Using a custom configuration to apply the np.log function to all (non-NaN) elements of a numeric(!) input column:

pandas_func(ds.input, {
  "func": "apply",
  "elem_func": "np.log",
}) -> (ds.log_var)

Cast a numeric input column to text, then use Pandas' str accessor to get the length of the number strings, i.e. the number of characters.

pandas_func(ds.input, {
  "in_type": "Text",
  "acc": "str",
  "func": "len",
  "out_type": "number"
}) -> (ds.number_digits)

To calculate the length of lists (note that in this case it would be simpler and better to use the dedicated step length):

pandas_func(ds.input_lists, {
  "func": "apply",
  "elem_func": "np.size"
}) -> (ds.list_length)


The following are the step's expected inputs and outputs and their specific types.

pandas_func(input, {"param": value}) -> (output)
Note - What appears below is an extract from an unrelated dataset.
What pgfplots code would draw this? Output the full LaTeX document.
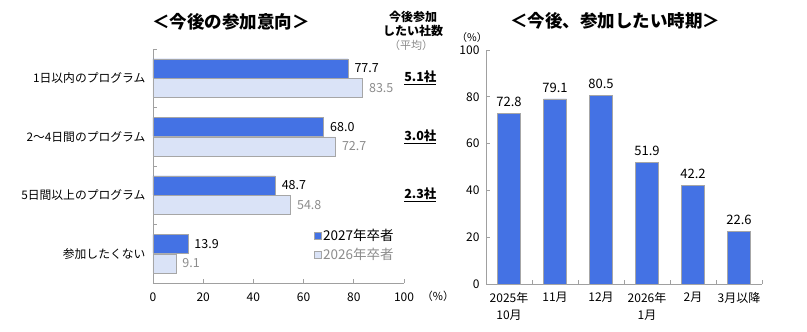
\documentclass[border=0pt]{standalone}
\usepackage{fontspec}
\setmainfont{Noto Sans CJK JP}
\usepackage{pgfplots}
\pgfplotsset{compat=1.18}
\definecolor{darkb}{HTML}{4472E4}
\definecolor{lightb}{HTML}{DAE3F7}
\definecolor{edge}{HTML}{A6A6A6}
\definecolor{axisg}{HTML}{A0A0A0}
\definecolor{graytxt}{HTML}{8C8C8C}
\pgfplotstableread{
y v27 v26
3 77.7 83.5
2 68.0 72.7
1 48.7 54.8
0 13.9 9.1
}\leftdata
\pgfplotstableread{
x v
0 72.8
1 79.1
2 80.5
3 51.9
4 42.2
5 22.6
}\rightdata
\begin{document}
\begin{tikzpicture}[x=1pt,y=1pt]
\path (0,0) rectangle (807,332);
\node[font=\bfseries\fontsize{17.5}{19}\selectfont] at (231,310) {＜今後の参加意向＞};
\node[font=\bfseries\fontsize{17.5}{19}\selectfont] at (615,311) {＜今後、参加したい時期＞};
\node[font=\bfseries\fontsize{12}{14}\selectfont, align=center] at (413,308) {今後参加\\したい社数};
\node[font=\fontsize{11}{12}\selectfont, text=graytxt] at (411,287) {（平均）};
\begin{axis}[at={(153pt,49pt)}, anchor=south west, scale only axis,
  width=251pt, height=234pt,
  xbar, bar width=19pt,
  xmin=0, xmax=100, ymin=-0.5, ymax=3.5,
  axis lines=left, axis line style={-, draw=axisg, line width=0.8pt},
  xtick={0,20,...,100}, tick align=inside, major tick length=4pt,
  tick style={draw=axisg, line width=0.6pt},
  ytick={-0.5,0.5,1.5,2.5,3.5}, yticklabels={},
  extra y ticks={0,1,2,3},
  extra y tick labels={参加したくない,5日間以上のプログラム,2〜4日間のプログラム,1日以内のプログラム},
  extra y tick style={major tick length=0pt, tick style={draw=none}},
  yticklabel style={font=\fontsize{11.8}{13}\selectfont, xshift=-4pt},
  xticklabel style={font=\fontsize{12}{13}\selectfont, yshift=-6pt},
  /pgf/number format/assume math mode=true,
  nodes near coords,
  nodes near coords style={font=\fontsize{12.5}{14}\selectfont, anchor=west, xshift=3pt,
    /pgf/number format/fixed, /pgf/number format/precision=1, /pgf/number format/fixed zerofill},
  clip=false,
  legend style={at={(0.64,0.24)}, anchor=north west, draw=none, fill=none,
    font=\fontsize{13.5}{15}\selectfont, row sep=2pt,
    legend cell align=left, inner sep=0pt},
  legend image code/.code={\draw[#1] (0pt,-3.5pt) rectangle (7pt,3.5pt);},
]
\addplot[fill=darkb, draw=edge, bar shift=9.75pt, nodes near coords style={text=black}] table[x=v27, y=y] {\leftdata};
\addlegendentry{2027年卒者}
\addplot[fill=lightb, draw=edge, bar shift=-9.75pt, nodes near coords style={text=graytxt}] table[x=v26, y=y] {\leftdata};
\addlegendentry{\textcolor{graytxt}{2026年卒者}}
\node[font=\bfseries\fontsize{12.5}{14}\selectfont, anchor=center] at (axis cs:106.5,3) {\underline{5.1社}};
\node[font=\bfseries\fontsize{12.5}{14}\selectfont, anchor=center] at (axis cs:106.5,2) {\underline{3.0社}};
\node[font=\bfseries\fontsize{12.5}{14}\selectfont, anchor=center] at (axis cs:106.5,1) {\underline{2.3社}};
\end{axis}
\node[font=\fontsize{11}{13}\selectfont] at (438,36) {（\%）};
\begin{axis}[at={(486pt,48pt)}, anchor=south west, scale only axis,
  width=276pt, height=234pt,
  ybar, bar width=23pt,
  xmin=-0.5, xmax=5.5, ymin=0, ymax=100,
  axis lines=left, axis line style={-, draw=axisg, line width=0.8pt},
  ytick={0,20,...,100}, tick align=inside, major tick length=4pt,
  tick style={draw=axisg, line width=0.6pt},
  xtick={0.5,1.5,...,5.5}, xticklabels={}, 
  extra x ticks={0,1,2,3,4,5},
  extra x tick labels={{2025年\\10月},11月,12月,{2026年\\1月},2月,3月以降},
  extra x tick style={major tick length=0pt, tick style={draw=none}},
  xticklabel style={font=\fontsize{12}{16.5}\selectfont, align=center, yshift=-5pt},
  yticklabel style={font=\fontsize{12}{13}\selectfont, xshift=-3pt},
  /pgf/number format/assume math mode=true,
  nodes near coords,
  nodes near coords style={font=\fontsize{13}{14}\selectfont, yshift=3pt,
    /pgf/number format/fixed, /pgf/number format/precision=1, /pgf/number format/fixed zerofill},
  clip=false,
]
\addplot[fill=darkb, draw=edge] table[x=x, y=v] {\rightdata};
\end{axis}
\node[font=\fontsize{10.5}{12}\selectfont] at (472,294) {（\%）};
\end{tikzpicture}
\end{document}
where the object {"param": value} is optional in most cases and if present may contain any of the parameters described in the corresponding section below.


input: column

An arbitrary input column. But, note that the pandas function to be called has to be compatible with the data type of the input column!


output: column

The result of calling the specified Pandas function on the input series.


Any additional parameters not mentioned explicitly below will be passed on as arguments to the specified function func.

func: string

The name of a pandas function to be applied. Must be accesible as a method of a pandas Series object.

in_type: string | null

The semantic type to cast the input column to before calling the specified function func

Must be one of: "Category", "Date", "Number", "Boolean", "Url", "Sex", "Text", "List[Number]", "List[Category]", "List[Url]", "List[Boolean]", "List[Date]", "number", "boolean", "url", "sex", "text", "list[number]", "list[category]", "list[url]", "list[boolean]", "list[date]"

out_type: string

The semantic type to cast the result to after calling the specified function func

Must be one of: "category", "date", "number", "boolean", "url", "sex", "text", "list[number]", "list[category]", "list[url]", "list[boolean]", "list[date]"

acc: string | null

A pandas accessor used on the input column before calling the specified function func For further information see accessors.

Must be one of: "str", "dt", "cat"

elem_func: string | null

When func is apply, the name of a function to be applied to the elements of the input column.